We acknowledge that our research has some limitations. First, this study only used monthly outpatient visits to Kunshan City to evaluate the performance of the built models and to find important variables as meaningful signs for outpatient visits. The findings of this study could not be directly extended to other countries’ outpatient visits. Second, in addition to meteorological environmental factors, the factors that affect outpatient visits such as seasons, and holidays were not taken into consideration, these factors may have an impact on the relationship between meteorological environmental factors and outpatient visits. Third, it is a lack of discussions and analyses on alternative forecasting models and reasons why they are not applicable. Another limitation of this study was that outpatient visit was not divided into specific outpatient departments such as surgery, dermatology, etc. Nevertheless, our study confirms that \(\text{SO}_{2}\), \({PM}_{2.5}\), and \(\text{CO}\) concentration have important effects on hospital outpatient visits. The model built has great predictability. Can provide a reference for hospital management.

In conclusion, our study suggests that atmosphere pressure, temperature, \(\text{SO}_{2}\), \({PM}_{2.5}\), \({PM}_{10}\), \(\text{CO}\) concentration have a significant impact on outpatient visits.
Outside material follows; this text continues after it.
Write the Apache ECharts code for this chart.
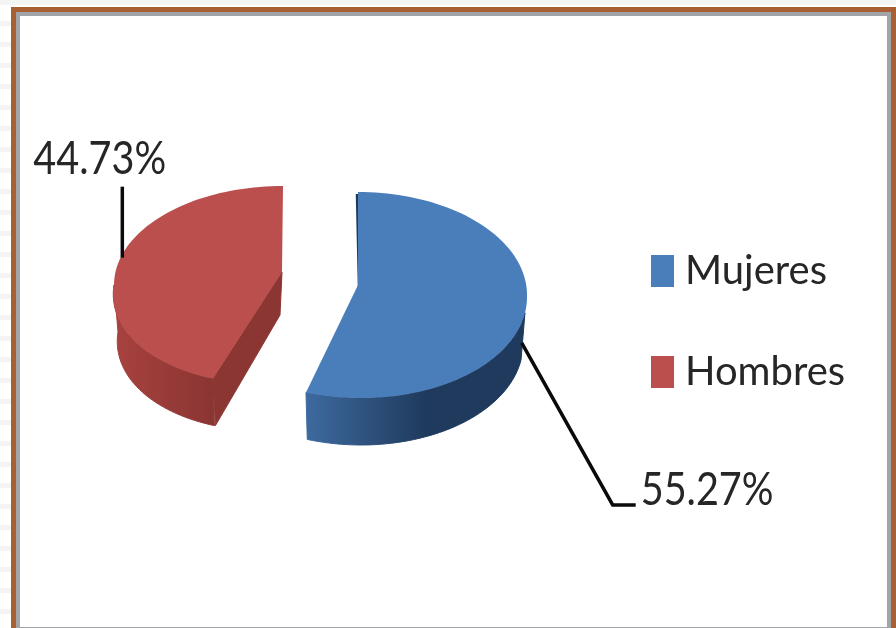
<!DOCTYPE html>
<html>
<head>
<meta charset="utf-8">
<style>
html,body{margin:0;padding:0;width:896px;height:628px;overflow:hidden;
background:repeating-linear-gradient(180deg,#f4f4f4 0,#f4f4f4 5px,#ffffff 5px,#ffffff 21px);}
#c{width:896px;height:628px;}
</style>
<script src="https://cdn.jsdelivr.net/npm/echarts@6/dist/echarts.min.js"></script>
</head>
<body>
<div id="c"></div>
<script>
const categories = ['Mujeres', 'Hombres'];
const values = [55.27, 44.73];
const valueLabels = ['55.27%', '44.73%'];
const topColors = ['#4a7ebb', '#bb4f4d'];
const wallStops = [['#3d6a9f', '#1f3a5c'], ['#a8423f', '#8a3532']];
const cutColors = ['#1f3a5c', '#8c3634'];

const FONT = 'Lato,"Liberation Sans",sans-serif';
const DEPTH = 47;
const layouts = [
  {cx:358, cy:295, rx:169, ry:103, apexY:285, lean:-0.03, wallStart:100,
   anchor:[-3,31], leader:[[91,162],[114,162]], text:[119,147]},
  {cx:283, cy:285, rx:169, ry:99, apexY:272, lean:0.16, wallStart:90,
   anchor:[6,-11], leader:[[0,-71]], text:[-89,-99]}
];
const total = values.reduce((a,b)=>a+b,0);

function point(l, deg, drop, shrink){
  const t = deg*Math.PI/180;
  const y0 = l.cy - l.ry*Math.cos(t);
  const x0 = l.cx + (l.rx-shrink)*Math.sin(t);
  const x = x0 - l.lean*Math.max(0, y0-l.cy);
  return [x, y0+drop];
}
function arc(l, from, to, drop, shrink){
  const pts = [];
  const n = Math.max(2, Math.ceil(Math.abs(to-from)/2));
  for(let i=0;i<=n;i++) pts.push(point(l, from+(to-from)*i/n, drop, shrink));
  return pts;
}
function makeRender(idx){
  return function(params, api){
    const val = api.value(0);
    const before = values.slice(0,idx).reduce((a,b)=>a+b,0);
    const from = before/total*360;
    const to = (before+val)/total*360;
    const mid = (from+to)/2;
    const l = layouts[idx];
    const kids = [];
    const apex = [l.cx - (idx===1?1:0), l.apexY];
    // straight cut wall
    if(idx===1){
      const e = point(l,from,0,0), eb = point(l,from,DEPTH,4);
      kids.push({type:'polygon',shape:{points:[apex,[apex[0]-2,apex[1]+43],[eb[0]+1,eb[1]],e]},
        style:{fill:cutColors[idx],stroke:cutColors[idx],lineWidth:1}});
    } else {
      const s = point(l,from,0,0);
      kids.push({type:'line',shape:{x1:s[0]-1,y1:s[1]+2,x2:apex[0]+1,y2:apex[1]+2},style:{stroke:cutColors[idx],lineWidth:2.5}});
    }
    // curved outer wall, front part only
    const wf = Math.max(from,l.wallStart), wt = Math.min(to,270);
    if(wt>wf){
      const top = arc(l,wf,wt,0,0);
      const bot = arc(l,wf,wt,DEPTH,4).reverse();
      const st = wallStops[idx];
      const grad = {
        type:'linear',x:0,y:0,x2:1,y2:0,
        colorStops: idx===0
          ? [{offset:0,color:st[0]},{offset:0.55,color:st[1]},{offset:1,color:st[1]}]
          : [{offset:0,color:st[0]},{offset:1,color:st[1]}]
      };
      kids.push({type:'polygon',shape:{points:top.concat(bot)},style:{fill:grad,stroke:grad,lineWidth:1}});
    }
    // top face
    kids.push({type:'polygon',shape:{points:[apex].concat(arc(l,from,to,0,0))},style:{fill:topColors[idx]}});
    // leader line and label
    const p = point({...l,lean:0},mid,0,0);
    const a = [p[0]+l.anchor[0],p[1]+l.anchor[1]];
    const pts = [a].concat(l.leader.map(o=>[a[0]+o[0],a[1]+o[1]]));
    kids.push({type:'polyline',shape:{points:pts},style:{stroke:'#0a0a0a',lineWidth:3.5,fill:'none'}});
    kids.push({type:'text',x:a[0]+l.text[0],y:a[1]+l.text[1],scaleX:0.86,
      style:{text:valueLabels[idx],x:0,y:0,font:'46px '+FONT,fill:'#262626',textAlign:'left',textVerticalAlign:'middle'}});
    return {type:'group',children:kids};
  };
}

const chart = echarts.init(document.getElementById('c'),null,{renderer:'canvas'});
chart.setOption({
  animation:false,
  backgroundColor:'transparent',
  graphic:[
    {type:'rect',z:-10,shape:{x:11,y:7,width:900,height:700},style:{fill:'#a85f33'}},
    {type:'rect',z:-9,shape:{x:16,y:12,width:875,height:700},style:{fill:'#a2a5a8'}},
    {type:'rect',z:-8,shape:{x:20,y:16,width:867,height:611},style:{fill:'#ffffff'}}
  ],
  legend:{
    orient:'vertical',left:651,top:251,padding:0,itemWidth:23,itemHeight:32,itemGap:61,
    data:categories,selectedMode:false,icon:'rect',
    textStyle:{fontFamily:FONT,fontSize:40,color:'#262626',padding:[0,0,0,6]}
  },
  series:categories.map((name,i)=>({
    type:'custom',name:name,coordinateSystem:'none',clip:false,
    itemStyle:{color:topColors[i]},
    renderItem:makeRender(i),
    data:[[values[i]]]
  }))
});
</script>
</body>
</html>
Of these, \(\text{SO}_{2}\), \({PM}_{2.5}\), and \(\text{CO}\) concentration have a more important relationship with outpatient visits. The model we built also allows for the prediction of monthly outpatient visits by using meteorological environmental data from the previous three years. The model is relatively simple and has low computational intensity. Also, the results can be used to support the decisions of outpatient resource planning and scheduling. Help hospital managers to make the right decisions to meet the expected healthcare demand effectively and timely.